- EXERCISE DETAILS: Exactly as written, write out the lines below from the first to the one containing "import numpy as np", inclusive. Pictures do not belong in the copy.

- INPUT:

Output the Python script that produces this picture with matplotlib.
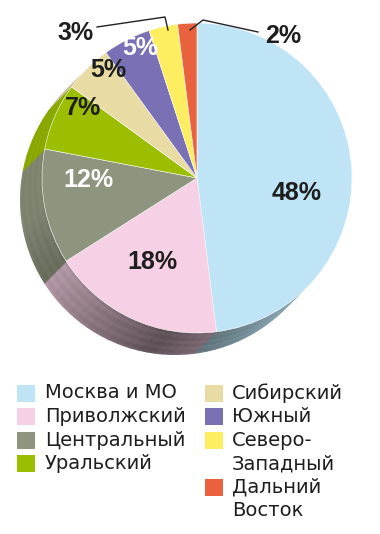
import matplotlib
matplotlib.use("Agg")
import matplotlib.pyplot as plt
from matplotlib.patches import Wedge, Rectangle
from matplotlib.colors import to_rgb
import numpy as np

regions = ["Москва и МО", "Приволжский", "Центральный", "Уральский",
           "Сибирский", "Южный", "Северо-\nЗападный", "Дальний\nВосток"]
shares = [48, 18, 12, 7, 5, 5, 3, 2]
colors = ["#bee4f6", "#f6d1e5", "#8e957f", "#9bbf00",
          "#e8dba4", "#7a70b5", "#fcee60", "#e8633d"]
label_colors = ["#1e1e1e", "#1e1e1e", "white", "#1e1e1e",
                "#1e1e1e", "white", "#1e1e1e", "#1e1e1e"]

W, H = 380, 534
fig = plt.figure(figsize=(W / 100, H / 100), dpi=100)
ax = fig.add_axes([0, 0, 1, 1])


def py(y):
    # picture rows -> data y (y axis points up)
    return H - y


cx, cy, R = 197, py(178), 155
depth = 22

# wedge angles (clockwise from 12 o'clock)
fracs = np.array(shares) / sum(shares)
ends = 90 - 360 * np.cumsum(fracs)
starts = np.concatenate([[90], ends[:-1]])


def shade(a):
    d = (a + 100 + 180) % 360 - 180
    return 0.37 + 0.5 * min(1.0, abs(d) / 70)


# side of the disk: stacked shifted layers, shaded along the rim
for k in range(depth, 0, -1):
    for s, e, c in zip(starts, ends, colors):
        base = np.array(to_rgb(c))
        a = s
        while a > e:
            b = max(a - 3, e)
            f = shade((a + b) / 2) + (0.03 if (k // 3) % 2 else 0)
            ax.add_patch(Wedge((cx - k, cy - k), R, b, a + 0.3,
                               facecolor=np.clip(base * f, 0, 1), lw=0))
            a = b

# top of the disk
ax.pie(shares, colors=colors, startangle=90, counterclock=False,
       radius=R, center=(cx, cy), frame=True,
       wedgeprops=dict(linewidth=0.4, edgecolor="white"))
ax.set_xlim(0, W)
ax.set_ylim(0, H)
ax.set_aspect("auto")
ax.axis("off")

label_pos = [(297, 193), (152, 262), (88, 180), (83, 108),
             (108, 70), (140, 48), (76, 33), (283, 36)]
for v, (x, y), tc in zip(shares, label_pos, label_colors):
    ax.text(x, py(y), f"{v}%", ha="center", va="center", fontsize=18,
            fontweight="bold", color=tc, family="Liberation Sans")

# leader lines for the two thin slices
ax.plot([97, 165, 168], [py(27), py(17), py(30)], color="#222222", lw=1)
ax.plot([258, 203, 190], [py(32), py(20), py(30)], color="#222222", lw=1)

# legend
row0, step = 393, 23.5
cols = [(17, 45), (205, 232)]
split = 4
row = 0
for i, (name, c) in enumerate(zip(regions, colors)):
    if i == split:
        row = 0
    sx, tx = cols[0] if i < split else cols[1]
    yc = row0 + row * step
    ax.add_patch(Rectangle((sx, py(yc) - 8.5), 18, 17, facecolor=c, lw=0))
    for j, line in enumerate(name.split("\n")):
        ax.text(tx, py(yc + j * step), line, ha="left", va="center",
                fontsize=14, color="#1e1e1e", family="DejaVu Sans")
    row += len(name.split("\n"))

fig.savefig("out.png", dpi=100)
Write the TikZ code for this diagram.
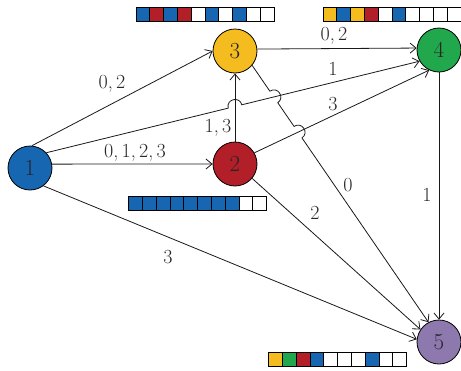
\documentclass[tikz,border=0pt]{standalone}
\usetikzlibrary{arrows.meta,calc,intersections}

\definecolor{cblue}{HTML}{1766B2}
\definecolor{cred}{HTML}{B31F29}
\definecolor{cyellow}{HTML}{F5BC1F}
\definecolor{cgreen}{HTML}{22A84C}
\definecolor{cpurple}{HTML}{8E79AF}
\definecolor{cwhite}{HTML}{FFFFFF}

\tikzset{
  vertex/.style={circle, draw=black, line width=0.8pt, minimum size=44pt,
    inner sep=0pt, font=\fontsize{23}{26}\selectfont, text=black!85},
  edge/.style={draw=black!90, line width=0.8pt,
    -{Straight Barb[length=6pt,width=10pt]}},
  lbl/.style={inner sep=0pt, font=\fontsize{20}{23}\selectfont, text=black!85},
  cell/.style={draw=black, line width=0.8pt},
}

\begin{document}
\begin{tikzpicture}[x=1pt, y=-1pt]
\useasboundingbox (0,0) rectangle (461,370);

% vertices
\node[vertex, fill=cblue]   (n1) at (30,168)  {1};
\node[vertex, fill=cred]    (n2) at (235,164) {2};
\node[vertex, fill=cyellow] (n3) at (235,51)  {3};
\node[vertex, fill=cgreen]  (n4) at (439,50)  {4};
\node[vertex, fill=cpurple] (n5) at (439,342) {5};

% crossing points for the line hops
\path[name path=p14] (n1.43) -- (n4.210);
\path[name path=p23] (n2.north) -- (n3.south);
\path[name path=p24] (n2.30) -- (n4.244);
\path[name path=p35] (n3.-40) -- (n5.118);
\path[name intersections={of=p14 and p23, by=ha}];
\path[name intersections={of=p35 and p14, by=hb}];
\path[name intersections={of=p35 and p24, by=hc}];
\coordinate (ha1) at ($(ha)!7pt!(n1.43)$);
\coordinate (ha2) at ($(ha)!7pt!(n4.210)$);
\coordinate (hb1) at ($(hb)!7pt!(n3.-40)$);
\coordinate (hb2) at ($(hb)!7pt!(n5.118)$);
\coordinate (hc1) at ($(hc)!7pt!(n3.-40)$);
\coordinate (hc2) at ($(hc)!7pt!(n5.118)$);

% connectors
\draw[edge] (n1.85) -- (n3.west);
\draw[edge] (n1.10) -- (n2.west);
\draw[edge] (n1.-53) -- (n5.173);
\draw[edge] (n2.north) -- (n3.south);
\draw[edge] (n2.30) -- (n4.244);
\draw[edge] (n2.-40) -- (n5.146);
\draw[edge] (n3.5) -- (n4.175);
\draw[edge] (n4.south) -- (n5.north);
\draw[edge] (n1.43) -- (ha1)
  .. controls ($(ha1)!9.3pt!90:(ha)$) and ($(ha2)!9.3pt!-90:(ha)$) .. (ha2)
  -- (n4.210);
\draw[edge] (n3.-40) -- (hb1)
  .. controls ($(hb1)!9.3pt!90:(hb)$) and ($(hb2)!9.3pt!-90:(hb)$) .. (hb2)
  -- (hc1)
  .. controls ($(hc1)!9.3pt!90:(hc)$) and ($(hc2)!9.3pt!-90:(hc)$) .. (hc2)
  -- (n5.118);

% connector labels
\node[lbl] (l13) at (112,84)  {0,\,2};
\node[lbl] (l14) at (333,69)  {1};
\node[lbl] (l12) at (135,153) {0,\,1,\,2,\,3};
\node[lbl] (l15) at (168,257) {3};
\node[lbl] (l34) at (334,36)  {0,\,2};
\node[lbl] (l35) at (348,185) {0};
\node[lbl] (l23) at (218,128) {1,\,3};
\node[lbl] (l24) at (333,104) {3};
\node[lbl] (l25) at (315,213) {2};
\node[lbl] (l45) at (427,195) {1};

% state arrays
\foreach \c [count=\i from 0] in {cblue,cred,cblue,cred,cwhite,cblue,cwhite,cblue,cwhite,cwhite}
  \draw[cell, fill=\c] (136+\i*13.8,7.5) rectangle ++(13.8,14);
\foreach \c [count=\i from 0] in {cyellow,cblue,cyellow,cred,cwhite,cblue,cwhite,cwhite,cwhite,cwhite}
  \draw[cell, fill=\c] (323+\i*13.8,7.5) rectangle ++(13.8,14);
\foreach \c [count=\i from 0] in {cblue,cblue,cblue,cblue,cblue,cblue,cblue,cblue,cwhite,cwhite}
  \draw[cell, fill=\c] (128.5+\i*13.8,196.5) rectangle ++(13.8,14);
\foreach \c [count=\i from 0] in {cyellow,cgreen,cred,cblue,cwhite,cwhite,cwhite,cblue,cwhite,cwhite}
  \draw[cell, fill=\c] (268.5+\i*13.8,352) rectangle ++(13.8,14);
\end{tikzpicture}
\end{document}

- COMPLETE RESPONSE:
Output the Python script that produces this picture with matplotlib.
import matplotlib
matplotlib.use("Agg")
import matplotlib.pyplot as plt
from matplotlib.patches import Wedge, Rectangle
from matplotlib.colors import to_rgb
import numpy as np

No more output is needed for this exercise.